Propelled From a Watery Grave
Pushed By Silent Confidence
Water World – cold, restrictive, uncaring,
Sitting in it’s dark ——– just staring
At the blackness. Blankness.
Walls Without Windows.
Screaming so loud that no one can hear
In the isolation of my still infinity.
Unmovable arms, muscles pounded by waves.
Strength dissipated by the struggle.
Each year another breath of water
Engulfs my being, body and brain.
Dying Alive. Dark Death.
Arms at my sides grabbing for life.
Rocket screaming energy propels me from a watery grave.
Into the Red-Orange Sky.

I wrote this piece on May 15, 1978. My marriage was ending. I was about to become a single mother to two young sons, and I was terrified. Since marrying at twenty, I had not worked outside the home. I was facing a frightening future with no particular skills for earning a living. Visions of starvation and homelessness enveloped my very being every day and every night.

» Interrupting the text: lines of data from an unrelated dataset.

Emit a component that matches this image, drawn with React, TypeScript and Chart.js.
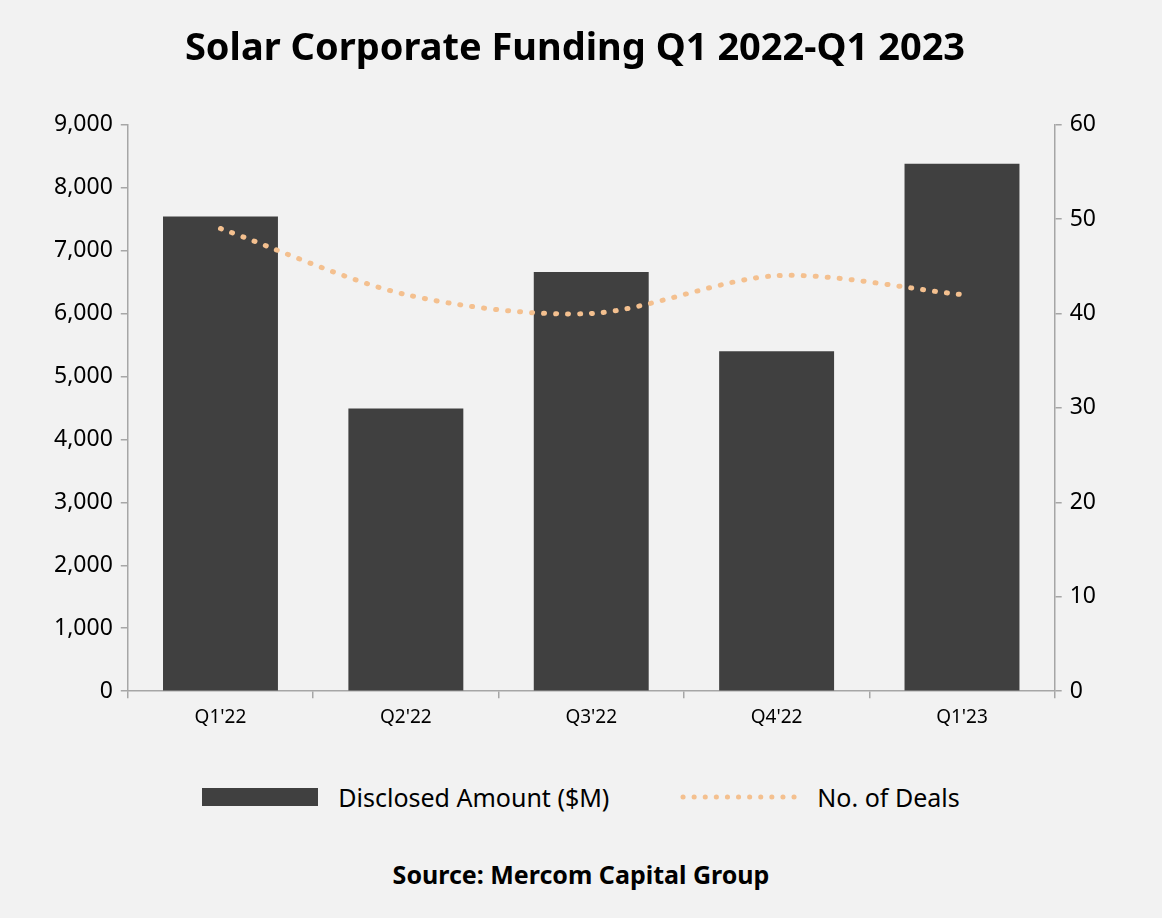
import React, { useEffect, useRef } from "react";
import { Chart, registerables } from "chart.js";
Chart.register(...registerables);

const categories = ["Q1'22", "Q2'22", "Q3'22", "Q4'22", "Q1'23"];
const amounts = [7540, 4490, 6660, 5400, 8380];
const deals = [49, 42, 40, 44, 42];
const FONT = "'Noto Sans', sans-serif";

export default function App() {
  const ref = useRef<HTMLCanvasElement>(null);
  useEffect(() => {
    document.body.style.margin = "0";
    const axisGrid = { display: true, drawOnChartArea: false, color: "#a6a6a6", tickLength: 7, lineWidth: 1.5 };
    const c = new Chart(ref.current!, {
      type: "bar",
      data: {
        labels: categories,
        datasets: [
          { type: "line", label: "No. of Deals", data: deals, yAxisID: "y1", borderColor: "#f4c08f", borderWidth: 5, borderDash: [1, 11], borderCapStyle: "round", pointRadius: 0, tension: 0.3, order: 0 } as any,
          { type: "bar", label: "Disclosed Amount ($M)", data: amounts, yAxisID: "y", backgroundColor: "#404040", categoryPercentage: 1, barPercentage: 0.62, order: 1 },
        ],
      },
      options: {
        animation: false,
        responsive: false,
        layout: { padding: { left: 46, right: 58, top: 0, bottom: 0 } },
        plugins: {
          legend: { display: false },
          tooltip: { enabled: false },
          title: { display: true, text: "Solar Corporate Funding Q1 2022-Q1 2023", color: "#000", font: { family: FONT, size: 38, weight: "bold" }, padding: { top: 26, bottom: 53 } },
        },
        scales: {
          x: { grid: { ...axisGrid, offset: true }, border: { color: "#a6a6a6", width: 1.5 }, ticks: { color: "#000", font: { family: FONT, size: 19 }, padding: 8 } },
          y: { position: "left", min: 0, max: 9000, grid: axisGrid, border: { color: "#a6a6a6", width: 1.5 },
            ticks: { stepSize: 1000, color: "#000", font: { family: FONT, size: 23 }, padding: 8, callback: (v: any) => Number(v).toLocaleString("en-US") } },
          y1: { position: "right", min: 0, max: 60, grid: axisGrid, border: { color: "#a6a6a6", width: 1.5 },
            ticks: { stepSize: 10, color: "#000", font: { family: FONT, size: 23 }, padding: 8 } },
        },
      } as any,
    });
    return () => c.destroy();
  }, []);
  return (
    <div style={{ width: 1162, height: 918, background: "#f2f2f2", fontFamily: FONT, position: "relative" }}>
      <canvas ref={ref} width={1162} height={737} style={{ display: "block" }} />
      <div style={{ position: "absolute", top: 780, left: 0, width: 1162, display: "flex", justifyContent: "center", alignItems: "center", fontSize: 25, color: "#000" }}>
        <span style={{ display: "inline-block", width: 116, height: 18, background: "#404040", marginRight: 20 }} />
        <span>Disclosed Amount ($M)</span>
        <svg width={120} height={20} style={{ marginLeft: 70, marginRight: 18 }}>
          <line x1={4} y1={10} x2={116} y2={10} stroke="#f4c08f" strokeWidth={5} strokeDasharray="0.1 11" strokeLinecap="round" />
        </svg>
        <span>No. of Deals</span>
      </div>
      <div style={{ position: "absolute", top: 857, left: 0, width: 1162, textAlign: "center", fontSize: 25, fontWeight: "bold", color: "#000" }}>Source: Mercom Capital Group</div>
    </div>
  );
}
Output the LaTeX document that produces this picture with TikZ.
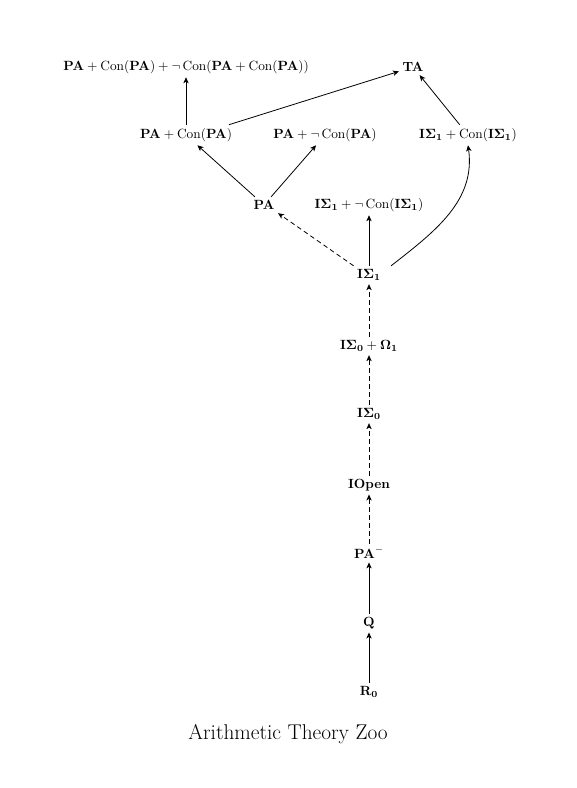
\documentclass[tikz,border=0pt]{standalone}
\usepackage{amsmath}
\usetikzlibrary{arrows.meta}
\begin{document}
\begin{tikzpicture}[x=0.75pt,y=-0.75pt,
  th/.style={inner sep=2.5pt},
  imp/.style={-{Stealth[length=4.5pt,width=4pt,inset=1.2pt]},line width=0.6pt},
  dimp/.style={imp,dash pattern=on 3.5pt off 2.5pt}]
\useasboundingbox (0,0) rectangle (576,788);
\node[th] (top) at (186,67) {$\mathbf{PA}+\operatorname{Con}(\mathbf{PA})+\neg\operatorname{Con}(\mathbf{PA}+\operatorname{Con}(\mathbf{PA}))$};
\node[th] (ta) at (413,67) {$\mathbf{TA}$};
\node[th] (pacon) at (186,135) {$\mathbf{PA}+\operatorname{Con}(\mathbf{PA})$};
\node[th] (panotcon) at (325,135) {$\mathbf{PA}+\neg\operatorname{Con}(\mathbf{PA})$};
\node[th] (iscon) at (468,135) {$\mathbf{I\Sigma_1}+\operatorname{Con}(\mathbf{I\Sigma_1})$};
\node[th] (pa) at (264,205) {$\mathbf{PA}$};
\node[th] (isnotcon) at (369,205) {$\mathbf{I\Sigma_1}+\neg\operatorname{Con}(\mathbf{I\Sigma_1})$};
\node[th] (isone) at (369,275) {$\mathbf{I\Sigma_1}$};
\node[th] (isomega) at (369,346) {$\mathbf{I\Sigma_0}+\mathbf{\Omega_1}$};
\node[th] (iszero) at (369,414) {$\mathbf{I\Sigma_0}$};
\node[th] (iopen) at (369,485) {$\mathbf{IOpen}$};
\node[th] (paminus) at (369,553) {$\mathbf{PA}^-$};
\node[th] (q) at (369,623) {$\mathbf{Q}$};
\node[th] (rzero) at (369,692) {$\mathbf{R_0}$};
\node (cap) at (288,734) {\fontsize{16}{19}\selectfont Arithmetic Theory Zoo};
\draw[imp] (rzero) -- (q);
\draw[imp] (q) -- (paminus);
\draw[dimp] (paminus) -- (iopen);
\draw[dimp] (iopen) -- (iszero);
\draw[dimp] (iszero) -- (isomega);
\draw[dimp] (isomega) -- (isone);
\draw[imp] (isone) -- (isnotcon);
\draw[dimp] (isone.north west) -- (pa.south east);
\draw[imp] ([xshift=5pt]isone.north east) to[out=38,in=-82] (iscon.south);
\draw[imp] (pa) -- (pacon);
\draw[imp] (pa) -- (panotcon);
\draw[imp] (pacon) -- (top);
\draw[imp] ([xshift=-5pt]pacon.north east) -- (ta);
\draw[imp] (iscon) -- (ta);
\end{tikzpicture}
\end{document}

But there was a core deep inside me that propelled me. A belief within me that I was born with. A silent confidence. Not something I was groomed from childhood to believe. Not something that was instilled by outside forces. Certainly not something that was supported by outward measurements of success.
I somehow knew I’d find a way to make a life, a good life, for my little family of three. Because of this core belief in myself, I did make that life for us. There were setbacks, tight money in the supermarket at the end of the week, long hours of commuting to a decent job, the heartbreaking sadness my sons were feeling at the loss of their nuclear family. I propelled us forward through energy, flexibility, intelligence, planning, and complete commitment. I refused to be a victim of circumstance but to make my own future.
I did in fact, propel myself out of that watery grave. I showed my sons that I could work hard and build a career. That starting over is not an end, it’s a beginning.
Notes on the illustration: In September of 1974, “The Red-Orange Sky” is the first oil painting I ever made. I was taking Wednesday evening art classes at the YMCA near where I was living in Queens Village, NY. Each week, all the students brought in calendar photos to use as models. A year later, I enrolled in college to major in art.
On November 16, 2013, using Photoshop, I digitally added the rocket explosions and fireworks to the oil painting image to illustrate this earlier writing of mine.